SARAJEVO: Embittered relatives of victims of the Srebrenica massacre lashed out at wartime Bosnian Serb leader Radovan Karadzic’s courtroom declaration yesterday that he should be rewarded for trying to avoid war in Bosnia, saying he was trying to fool the world.
"He committed such evil in this country that it is hard to tell if it will have a future, if we will ever return to a normal life," Kada Hotic of the Mothers of Srebrenica association told AFP.
"He is trying to fool the world."
Hotic spoke from Sarajevo after watching Karadzic launch his defence against charges including genocide at the UN war crimes tribunal in The Hague in proceedings broadcast live on Bosnian state television.
He faces charges of genocide over the slaughter of more than 8,000 Muslim men and boys from Srebrenica in 1995 as well as charges of war crimes and crimes against humanity for other atrocities during the 1992-1995 Bosnian war.
"I should have been rewarded for all the good things that I’ve done because I did everything within human power to avoid the war and to reduce the human suffering," Karadzic told the court.
"He really reduced human suffering, he reduced the suffering of thousands of people by putting them in the ground.

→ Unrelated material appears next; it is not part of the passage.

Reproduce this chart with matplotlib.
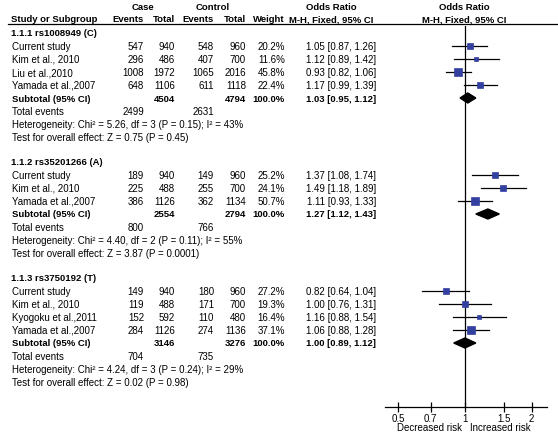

He ethnically cleansed many places," Hotic said bitterly.
She said she lost her son, husband and more than 50 family members in the Srebrenica massacre, the only episode in the Bosnian war to be labelled a genocide by two international courts.
"It is ridiculous, but I did not expect anything different from him," Hajra Catic, who heads the Women of Srebrenica association, told AFP.

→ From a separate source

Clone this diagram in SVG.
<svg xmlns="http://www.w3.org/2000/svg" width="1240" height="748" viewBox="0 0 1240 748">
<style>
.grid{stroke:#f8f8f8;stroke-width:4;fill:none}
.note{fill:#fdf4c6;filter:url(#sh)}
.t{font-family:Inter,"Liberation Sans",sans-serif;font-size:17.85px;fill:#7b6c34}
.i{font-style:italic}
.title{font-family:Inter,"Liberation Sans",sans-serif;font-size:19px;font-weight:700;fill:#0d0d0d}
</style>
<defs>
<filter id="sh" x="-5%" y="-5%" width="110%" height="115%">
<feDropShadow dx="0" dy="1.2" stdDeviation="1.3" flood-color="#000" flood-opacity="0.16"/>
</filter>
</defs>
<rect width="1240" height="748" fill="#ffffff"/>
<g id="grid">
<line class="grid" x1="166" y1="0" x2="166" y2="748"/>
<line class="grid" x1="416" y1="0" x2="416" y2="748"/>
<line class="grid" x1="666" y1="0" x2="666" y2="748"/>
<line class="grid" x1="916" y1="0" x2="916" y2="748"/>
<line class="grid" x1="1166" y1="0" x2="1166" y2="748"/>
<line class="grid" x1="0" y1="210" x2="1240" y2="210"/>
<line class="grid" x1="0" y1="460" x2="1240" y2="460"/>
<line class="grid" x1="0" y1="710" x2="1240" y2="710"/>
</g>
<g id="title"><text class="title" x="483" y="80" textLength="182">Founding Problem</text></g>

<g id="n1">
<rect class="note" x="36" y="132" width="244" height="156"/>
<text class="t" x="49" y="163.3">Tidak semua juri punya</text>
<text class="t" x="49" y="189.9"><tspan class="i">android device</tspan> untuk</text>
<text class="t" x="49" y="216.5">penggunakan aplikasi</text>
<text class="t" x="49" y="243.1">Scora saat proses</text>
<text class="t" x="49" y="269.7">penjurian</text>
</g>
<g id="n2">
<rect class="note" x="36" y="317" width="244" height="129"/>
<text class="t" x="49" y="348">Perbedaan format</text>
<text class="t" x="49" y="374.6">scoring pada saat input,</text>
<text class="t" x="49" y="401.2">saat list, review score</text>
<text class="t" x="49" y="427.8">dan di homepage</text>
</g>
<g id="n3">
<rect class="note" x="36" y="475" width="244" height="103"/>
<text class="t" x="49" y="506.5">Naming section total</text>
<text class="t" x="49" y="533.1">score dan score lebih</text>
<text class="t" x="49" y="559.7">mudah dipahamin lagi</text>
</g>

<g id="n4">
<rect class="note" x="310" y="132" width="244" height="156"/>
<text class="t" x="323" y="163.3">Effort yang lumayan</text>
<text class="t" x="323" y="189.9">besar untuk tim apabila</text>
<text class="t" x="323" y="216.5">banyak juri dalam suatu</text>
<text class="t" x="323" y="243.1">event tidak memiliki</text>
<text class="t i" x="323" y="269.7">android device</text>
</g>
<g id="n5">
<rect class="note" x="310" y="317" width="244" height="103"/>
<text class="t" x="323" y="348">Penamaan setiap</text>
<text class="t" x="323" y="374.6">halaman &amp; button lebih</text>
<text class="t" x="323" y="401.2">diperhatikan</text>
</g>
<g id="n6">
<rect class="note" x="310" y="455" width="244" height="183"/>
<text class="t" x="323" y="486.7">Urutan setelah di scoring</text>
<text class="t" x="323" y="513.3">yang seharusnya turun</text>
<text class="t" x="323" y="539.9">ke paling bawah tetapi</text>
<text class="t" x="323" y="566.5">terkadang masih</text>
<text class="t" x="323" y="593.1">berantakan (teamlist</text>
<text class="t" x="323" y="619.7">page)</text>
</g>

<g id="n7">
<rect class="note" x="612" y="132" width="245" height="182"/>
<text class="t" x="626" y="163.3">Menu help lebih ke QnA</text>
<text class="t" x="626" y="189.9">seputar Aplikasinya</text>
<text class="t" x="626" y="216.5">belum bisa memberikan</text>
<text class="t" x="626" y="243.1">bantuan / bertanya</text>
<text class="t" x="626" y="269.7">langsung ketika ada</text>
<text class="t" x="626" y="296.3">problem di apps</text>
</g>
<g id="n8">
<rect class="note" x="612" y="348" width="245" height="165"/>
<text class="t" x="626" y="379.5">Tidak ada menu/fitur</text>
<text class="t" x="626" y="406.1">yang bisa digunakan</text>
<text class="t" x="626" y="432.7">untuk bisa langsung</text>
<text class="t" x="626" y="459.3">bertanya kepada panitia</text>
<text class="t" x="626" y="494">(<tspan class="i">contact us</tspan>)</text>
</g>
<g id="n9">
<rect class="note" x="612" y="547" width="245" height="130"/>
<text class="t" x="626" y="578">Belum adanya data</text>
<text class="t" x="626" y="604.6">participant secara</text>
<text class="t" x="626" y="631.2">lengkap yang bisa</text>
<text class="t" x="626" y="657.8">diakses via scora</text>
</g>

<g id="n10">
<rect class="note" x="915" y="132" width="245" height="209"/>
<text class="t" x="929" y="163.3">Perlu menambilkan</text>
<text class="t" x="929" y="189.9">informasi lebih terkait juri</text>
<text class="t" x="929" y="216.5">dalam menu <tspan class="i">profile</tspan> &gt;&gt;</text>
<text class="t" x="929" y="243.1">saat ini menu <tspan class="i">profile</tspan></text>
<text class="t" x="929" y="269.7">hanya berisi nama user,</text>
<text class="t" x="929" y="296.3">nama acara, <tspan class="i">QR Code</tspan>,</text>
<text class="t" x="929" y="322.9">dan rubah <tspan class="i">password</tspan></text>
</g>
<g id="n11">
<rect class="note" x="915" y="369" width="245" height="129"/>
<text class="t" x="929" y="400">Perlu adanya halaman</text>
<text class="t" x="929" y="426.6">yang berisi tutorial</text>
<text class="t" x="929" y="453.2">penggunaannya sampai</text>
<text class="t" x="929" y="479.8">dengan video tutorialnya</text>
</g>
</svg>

"They (the Bosnian Serbs) will never admit what they did, that a genocide occurred in Bosnia, that Karadzic was the top leader, that so many victims were killed," she said from the northeastern town of Tuzla.
Catic said she lost 20 male family members including her husband and a son in Srebrenica, the worst massacre on European soil since World War II, and could no longer stand to watch the Karadzic trial.
"My television is tuned to a different channel, I know all the stories in advance and I simply cannot look at them," she said.
Her view is shared by most Bosnian Muslims, as the interest to watch the trial has waned considerably.
"How could we look at him when his every word is killing us? It is like rubbing salt into our wounds," said Hatidza Mehmedovic, one of the rare Srebrenica Muslims who returned to the ill-fated town after the war.
Although she did not watch the live broadcast Mehmehdovic, who lost her husband and two sons in the massacre, said his statements to the UN court were "humiliating for the victims".
"It’s outrageous and shameful. We are bitter" that Karadzic is allowed to give such statements before the UN court, she stressed.
"He has already been well rewarded, along with his Bosnian Serbs who got their own entity through blood and genocide," she said, adding that Karadzic lived comfortably on the run for 13 years before being arrested in Belgrade in 2008.
After the war Bosnia was split into two semi-independent entities -- the Serbs’ Republika Srpska and the Muslim-Croat Federation. Srebrenica now is in the Republika Srpska.